* _What needs to be done_:
Exclude the pictures and reproduce the remaining data exactly as written.

* _Data lines_:
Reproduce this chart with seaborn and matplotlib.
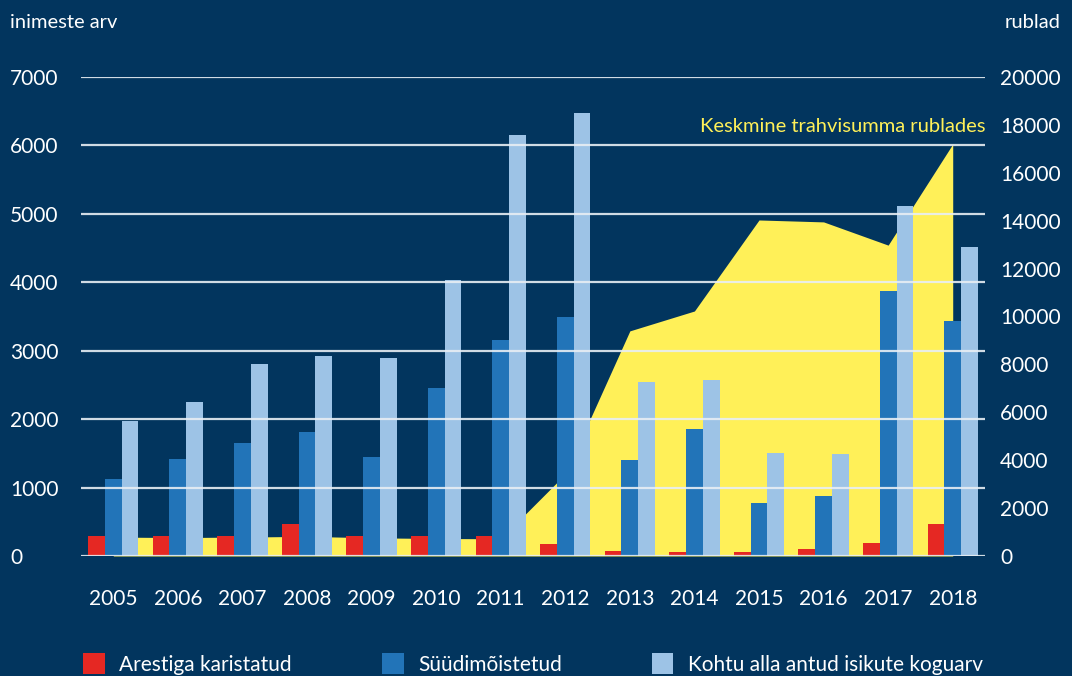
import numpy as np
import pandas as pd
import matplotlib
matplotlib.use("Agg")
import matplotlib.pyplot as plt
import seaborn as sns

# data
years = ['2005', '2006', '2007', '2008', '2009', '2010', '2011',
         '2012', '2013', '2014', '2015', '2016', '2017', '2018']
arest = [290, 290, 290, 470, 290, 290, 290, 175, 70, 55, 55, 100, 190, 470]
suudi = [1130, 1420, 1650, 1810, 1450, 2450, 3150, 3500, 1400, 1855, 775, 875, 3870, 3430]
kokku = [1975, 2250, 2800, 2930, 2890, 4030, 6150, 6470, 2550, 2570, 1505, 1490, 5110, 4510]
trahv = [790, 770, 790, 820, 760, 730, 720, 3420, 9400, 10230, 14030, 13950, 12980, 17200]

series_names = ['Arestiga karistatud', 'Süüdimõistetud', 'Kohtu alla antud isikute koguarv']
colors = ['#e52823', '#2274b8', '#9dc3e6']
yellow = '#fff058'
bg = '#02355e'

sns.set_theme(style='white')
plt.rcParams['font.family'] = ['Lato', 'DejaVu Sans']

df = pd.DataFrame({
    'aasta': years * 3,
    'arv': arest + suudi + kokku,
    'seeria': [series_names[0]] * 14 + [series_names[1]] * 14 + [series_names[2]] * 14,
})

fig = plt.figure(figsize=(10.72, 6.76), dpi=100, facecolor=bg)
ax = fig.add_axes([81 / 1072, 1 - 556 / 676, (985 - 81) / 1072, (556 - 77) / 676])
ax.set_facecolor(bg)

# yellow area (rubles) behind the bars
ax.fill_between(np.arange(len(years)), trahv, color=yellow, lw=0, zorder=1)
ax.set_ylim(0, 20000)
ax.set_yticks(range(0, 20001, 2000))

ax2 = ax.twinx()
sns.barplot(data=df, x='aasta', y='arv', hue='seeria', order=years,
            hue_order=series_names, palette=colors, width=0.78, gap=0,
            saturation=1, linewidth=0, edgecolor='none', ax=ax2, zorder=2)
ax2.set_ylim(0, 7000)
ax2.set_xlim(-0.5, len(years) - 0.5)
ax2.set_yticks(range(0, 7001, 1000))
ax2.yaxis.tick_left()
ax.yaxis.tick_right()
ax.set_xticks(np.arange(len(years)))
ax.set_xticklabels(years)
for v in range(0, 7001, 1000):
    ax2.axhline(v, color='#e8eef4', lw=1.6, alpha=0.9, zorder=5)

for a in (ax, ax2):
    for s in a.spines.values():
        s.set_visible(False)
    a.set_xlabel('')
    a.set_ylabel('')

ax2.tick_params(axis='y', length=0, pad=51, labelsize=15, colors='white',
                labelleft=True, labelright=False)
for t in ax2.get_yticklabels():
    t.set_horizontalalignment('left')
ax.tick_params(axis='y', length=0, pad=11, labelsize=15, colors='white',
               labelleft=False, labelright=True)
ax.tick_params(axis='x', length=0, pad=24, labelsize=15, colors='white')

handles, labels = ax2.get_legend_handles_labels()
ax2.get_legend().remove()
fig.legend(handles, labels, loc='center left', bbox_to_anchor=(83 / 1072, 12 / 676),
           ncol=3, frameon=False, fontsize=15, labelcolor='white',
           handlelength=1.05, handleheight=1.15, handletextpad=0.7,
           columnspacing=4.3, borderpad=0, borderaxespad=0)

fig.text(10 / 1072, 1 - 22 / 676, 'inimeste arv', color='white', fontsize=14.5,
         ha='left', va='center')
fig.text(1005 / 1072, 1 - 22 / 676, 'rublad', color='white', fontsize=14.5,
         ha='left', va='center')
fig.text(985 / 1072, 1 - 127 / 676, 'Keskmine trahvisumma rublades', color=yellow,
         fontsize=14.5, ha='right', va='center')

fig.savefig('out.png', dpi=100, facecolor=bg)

* _Correct answer_:
Reproduce this chart with seaborn and matplotlib.
import numpy as np
import pandas as pd
import matplotlib
matplotlib.use("Agg")
import matplotlib.pyplot as plt
import seaborn as sns

# data
years = ['2005', '2006', '2007', '2008', '2009', '2010', '2011',
         '2012', '2013', '2014', '2015', '2016', '2017', '2018']
arest = [290, 290, 290, 470, 290, 290, 290, 175, 70, 55, 55, 100, 190, 470]
suudi = [1130, 1420, 1650, 1810, 1450, 2450, 3150, 3500, 1400, 1855, 775, 875, 3870, 3430]
kokku = [1975, 2250, 2800, 2930, 2890, 4030, 6150, 6470, 2550, 2570, 1505, 1490, 5110, 4510]
trahv = [790, 770, 790, 820, 760, 730, 720, 3420, 9400, 10230, 14030, 13950, 12980, 17200]

series_names = ['Arestiga karistatud', 'Süüdimõistetud', 'Kohtu alla antud isikute koguarv']
colors = ['#e52823', '#2274b8', '#9dc3e6']
yellow = '#fff058'
bg = '#02355e'

sns.set_theme(style='white')
plt.rcParams['font.family'] = ['Lato', 'DejaVu Sans']

df = pd.DataFrame({
    'aasta': years * 3,
    'arv': arest + suudi + kokku,
    'seeria': [series_names[0]] * 14 + [series_names[1]] * 14 + [series_names[2]] * 14,
})

fig = plt.figure(figsize=(10.72, 6.76), dpi=100, facecolor=bg)
ax = fig.add_axes([81 / 1072, 1 - 556 / 676, (985 - 81) / 1072, (556 - 77) / 676])
ax.set_facecolor(bg)

# yellow area (rubles) behind the bars
ax.fill_between(np.arange(len(years)), trahv, color=yellow, lw=0, zorder=1)
ax.set_ylim(0, 20000)
ax.set_yticks(range(0, 20001, 2000))

ax2 = ax.twinx()
sns.barplot(data=df, x='aasta', y='arv', hue='seeria', order=years,
            hue_order=series_names, palette=colors, width=0.78, gap=0,
            saturation=1, linewidth=0, edgecolor='none', ax=ax2, zorder=2)
ax2.set_ylim(0, 7000)
ax2.set_xlim(-0.5, len(years) - 0.5)
ax2.set_yticks(range(0, 7001, 1000))
ax2.yaxis.tick_left()
ax.yaxis.tick_right()
ax.set_xticks(np.arange(len(years)))
ax.set_xticklabels(years)
for v in range(0, 7001, 1000):
    ax2.axhline(v, color='#e8eef4', lw=1.6, alpha=0.9, zorder=5)

for a in (ax, ax2):
    for s in a.spines.values():
        s.set_visible(False)
    a.set_xlabel('')
    a.set_ylabel('')

ax2.tick_params(axis='y', length=0, pad=51, labelsize=15, colors='white',
                labelleft=True, labelright=False)
for t in ax2.get_yticklabels():
    t.set_horizontalalignment('left')
ax.tick_params(axis='y', length=0, pad=11, labelsize=15, colors='white',
               labelleft=False, labelright=True)
ax.tick_params(axis='x', length=0, pad=24, labelsize=15, colors='white')

handles, labels = ax2.get_legend_handles_labels()
ax2.get_legend().remove()
fig.legend(handles, labels, loc='center left', bbox_to_anchor=(83 / 1072, 12 / 676),
           ncol=3, frameon=False, fontsize=15, labelcolor='white',
           handlelength=1.05, handleheight=1.15, handletextpad=0.7,
           columnspacing=4.3, borderpad=0, borderaxespad=0)

fig.text(10 / 1072, 1 - 22 / 676, 'inimeste arv', color='white', fontsize=14.5,
         ha='left', va='center')
fig.text(1005 / 1072, 1 - 22 / 676, 'rublad', color='white', fontsize=14.5,
         ha='left', va='center')
fig.text(985 / 1072, 1 - 127 / 676, 'Keskmine trahvisumma rublades', color=yellow,
         fontsize=14.5, ha='right', va='center')

fig.savefig('out.png', dpi=100, facecolor=bg)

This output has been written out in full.